One change that affects the entire teaching community, not just the language community (although the communicative/comprehensible input approach absolutely falls under this umbrella) is the idea of producer vs. consumer. So many of the little soundbyte snapshots posted in my twitter feed have to do with producing versus consuming. Let’s be clear here: society has no use for a consumer except to ultimately consume them. In education, we used to be the producers and our students the consumers of our knowledge, and that worked fine. But in today’s world, if you’re someone who just consumes the content that other people produce (whether we’re talking about entertainment through tv and video games, actual consumption through material goods, or even just parroting other people’s ideas without offering any of your own) then you will struggle fiercely to accomplish the things you want to do in life. The modern job market – which is theoretically part of what we prepare our students for – no longer requires just a strong back and two hands. The goalposts have been moved on our students, and we must move our educational goalposts too.
Students, at this stage in their lives, are still mostly consumers. There is a reason that billions of dollars are spent marketing specifically towards children and teenagers. But we need to start turning them into producers, to give them the practice that they will need once they leave our classrooms and enter the working world. They need the skills to be able to produce something, anything – art, food, fashion, music, furniture, car parts, ideas.
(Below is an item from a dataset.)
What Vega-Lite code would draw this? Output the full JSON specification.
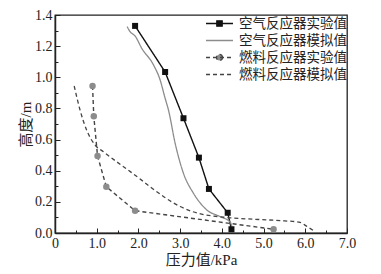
{
  "$schema": "https://vega.github.io/schema/vega-lite/v6.json",
  "width": 292,
  "height": 218,
  "autosize": {"type": "none"},
  "padding": {"left": 55, "top": 15, "right": 34, "bottom": 41},
  "background": "white",
  "config": {
    "view": {"stroke": "#222", "strokeWidth": 1.3},
    "axis": {
      "domainColor": "#222", "domainWidth": 1.5, "tickColor": "#222", "tickWidth": 1,
      "grid": false, "labelFont": "Liberation Serif", "labelFontSize": 14, "labelColor": "#222",
      "titleFont": "Liberation Serif, Noto Sans CJK SC", "titleFontSize": 15, "titleFontWeight": "normal", "titleColor": "#222"
    }
  },
  "data": {"values": [
    {"series": "空气反应器实验值", "p": 1.92, "h": 1.33},
    {"series": "空气反应器实验值", "p": 2.64, "h": 1.034},
    {"series": "空气反应器实验值", "p": 3.08, "h": 0.737},
    {"series": "空气反应器实验值", "p": 3.45, "h": 0.484},
    {"series": "空气反应器实验值", "p": 3.69, "h": 0.283},
    {"series": "空气反应器实验值", "p": 4.14, "h": 0.13},
    {"series": "空气反应器实验值", "p": 4.23, "h": 0.024},
    {"series": "空气反应器模拟值", "p": 1.73, "h": 1.325},
    {"series": "空气反应器模拟值", "p": 1.8, "h": 1.293},
    {"series": "空气反应器模拟值", "p": 1.92, "h": 1.265},
    {"series": "空气反应器模拟值", "p": 2.08, "h": 1.186},
    {"series": "空气反应器模拟值", "p": 2.36, "h": 1.08},
    {"series": "空气反应器模拟值", "p": 2.52, "h": 0.983},
    {"series": "空气反应器模拟值", "p": 2.64, "h": 0.865},
    {"series": "空气反应器模拟值", "p": 2.72, "h": 0.79},
    {"series": "空气反应器模拟值", "p": 2.88, "h": 0.576},
    {"series": "空气反应器模拟值", "p": 3.08, "h": 0.383},
    {"series": "空气反应器模拟值", "p": 3.32, "h": 0.255},
    {"series": "空气反应器模拟值", "p": 3.64, "h": 0.148},
    {"series": "空气反应器模拟值", "p": 3.96, "h": 0.105},
    {"series": "空气反应器模拟值", "p": 4.2, "h": 0.07},
    {"series": "空气反应器模拟值", "p": 4.25, "h": 0.03},
    {"series": "燃料反应器实验值", "p": 0.9, "h": 0.944},
    {"series": "燃料反应器实验值", "p": 0.93, "h": 0.75},
    {"series": "燃料反应器实验值", "p": 1.02, "h": 0.494},
    {"series": "燃料反应器实验值", "p": 1.23, "h": 0.297},
    {"series": "燃料反应器实验值", "p": 1.92, "h": 0.143},
    {"series": "燃料反应器实验值", "p": 5.24, "h": 0.024},
    {"series": "燃料反应器模拟值", "p": 0.46, "h": 0.944},
    {"series": "燃料反应器模拟值", "p": 0.6, "h": 0.79},
    {"series": "燃料反应器模拟值", "p": 0.76, "h": 0.66},
    {"series": "燃料反应器模拟值", "p": 0.96, "h": 0.565},
    {"series": "燃料反应器模拟值", "p": 1.16, "h": 0.522},
    {"series": "燃料反应器模拟值", "p": 2.04, "h": 0.347},
    {"series": "燃料反应器模拟值", "p": 2.28, "h": 0.297},
    {"series": "燃料反应器模拟值", "p": 3.0, "h": 0.17},
    {"series": "燃料反应器模拟值", "p": 3.3, "h": 0.137},
    {"series": "燃料反应器模拟值", "p": 4.1, "h": 0.1},
    {"series": "燃料反应器模拟值", "p": 4.8, "h": 0.088},
    {"series": "燃料反应器模拟值", "p": 5.5, "h": 0.078},
    {"series": "燃料反应器模拟值", "p": 5.85, "h": 0.07},
    {"series": "燃料反应器模拟值", "p": 6.05, "h": 0.04},
    {"series": "燃料反应器模拟值", "p": 6.2, "h": 0.015}
  ]},
  "encoding": {
    "x": {"field": "p", "type": "quantitative",
      "scale": {"domain": [0, 7], "nice": false},
      "axis": {"title": "压力值/kPa", "values": [0,0.5,1,1.5,2,2.5,3,3.5,4,4.5,5,5.5,6,6.5,7],
        "labelExpr": "datum.value === 0 ? '0' : (datum.value % 1 === 0 ? format(datum.value, '.1f') : '')",
        "tickSize": {"condition": {"test": "datum.value % 1 !== 0", "value": -3}, "value": -5},
        "labelPadding": 8, "titlePadding": 0, "labelFlush": false, "labelOverlap": false}},
    "y": {"field": "h", "type": "quantitative",
      "scale": {"domain": [0, 1.4], "nice": false},
      "axis": {"title": "高度/m", "values": [0,0.1,0.2,0.3,0.4,0.5,0.6,0.7,0.8,0.9,1,1.1,1.2,1.3,1.4],
        "labelExpr": "round(datum.value * 10) % 2 === 1 ? '' : format(datum.value, '.1f')",
        "tickSize": {"condition": {"test": "round(datum.value * 10) % 2 === 1", "value": -3}, "value": -5},
        "labelPadding": 8, "titlePadding": 1, "labelFlush": false, "labelOverlap": false}}
  },
  "layer": [
    {
      "transform": [{"filter": "indexof(datum.series, '实验值') >= 0"}],
      "mark": {"type": "line", "strokeWidth": 1.4},
      "encoding": {
        "color": {"field": "series", "type": "nominal",
          "scale": {"domain": ["空气反应器实验值", "空气反应器模拟值", "燃料反应器实验值", "燃料反应器模拟值"],
                    "range": ["#111111", "#8c8c8c", "#444444", "#444444"]},
          "legend": {
            "title": null, "orient": "none", "legendX": 157, "legendY": 1,
            "labelFont": "Noto Sans CJK SC", "labelFontSize": 13.5, "labelColor": "#222",
            "symbolSize": 182, "labelOffset": 12, "rowPadding": 3, "symbolStrokeWidth": 1.3,
            "encode": {"symbols": {"update": {
              "shape": {"signal": "datum.value === '空气反应器实验值' ? 'M-2,0H2M-0.4,-0.4H0.4V0.4H-0.4Z' : (datum.value === '燃料反应器实验值' ? 'M-2,0H2M0.45,0A0.45,0.45 0 1,1 -0.45,0A0.45,0.45 0 1,1 0.45,0Z' : 'M-2,0H2')"},
              "fill": {"signal": "datum.value === '空气反应器实验值' ? '#111111' : (datum.value === '燃料反应器实验值' ? '#8c8c8c' : 'transparent')"},
              "fillOpacity": {"value": 1}
            }}}
          }},
        "strokeDash": {"field": "series", "type": "nominal",
          "scale": {"domain": ["空气反应器实验值", "空气反应器模拟值", "燃料反应器实验值", "燃料反应器模拟值"],
                    "range": [[1, 0], [1, 0], [4, 3], [4, 3]]}}
      }
    },
    {
      "transform": [{"filter": "indexof(datum.series, '模拟值') >= 0"}],
      "mark": {"type": "line", "strokeWidth": 1.3, "interpolate": "monotone"},
      "encoding": {
        "color": {"field": "series", "type": "nominal"},
        "strokeDash": {"field": "series", "type": "nominal"}
      }
    },
    {
      "transform": [{"filter": "indexof(datum.series, '实验值') >= 0"}],
      "mark": {"type": "point", "filled": true, "opacity": 1},
      "encoding": {
        "shape": {"condition": {"test": "datum.series === '空气反应器实验值'", "value": "square"}, "value": "circle"},
        "size": {"condition": {"test": "datum.series === '空气反应器实验值'", "value": 36}, "value": 42},
        "fill": {"condition": {"test": "datum.series === '空气反应器实验值'", "value": "#111111"}, "value": "#8c8c8c"}
      }
    }
  ]
}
This is why we need to continue pushing to put down the worksheets and step away from the drawn-out lectures. Those tools were fine in the past, but they do not meet our students’ needs for the future. If we teach foreign language, our students need to be able to actually speak that language. If we teach FCS, our students need to be able to cook and be able to apply nutritional knowledge to that cooking. If we teach history, our students need to be able to do more than recall rote information about events in the past. I think history, in particular, gets a bad rap with students because they don’t find it relevant. As I grow older, I find that history becomes more and more relevant because everything is so global. (As an easy example, the United States funded the contras in Central America for decades, which lead to the destabilization of the area even more than it already was. Then in 2014 we end up with thousands of Central American children at our door and wonder why.) We need to find ways to make them see the relevance of what we’re teaching, and creating a learning artifact cements the importance.
One of my new superintendent’s mottos at school this year is “more and more”. We are all doing great things in the classrooms – the question is, how can we do more? What can you do to increase the production value of your students? I’m not saying that you should never, ever give them information. After all, you need to consistently give comprehensible input for students to be able to eventually create worthwhile output. But without requiring our students to manipulate, create, evaluate, analyze – all those actions at the end levels of Bloom’s taxonomy – then we’re no more useful than Google. (And Google is free. I like to think that our value as educators far exceeds “free”.) I challenge all of us to add one student product to a class – just one class – in 2015.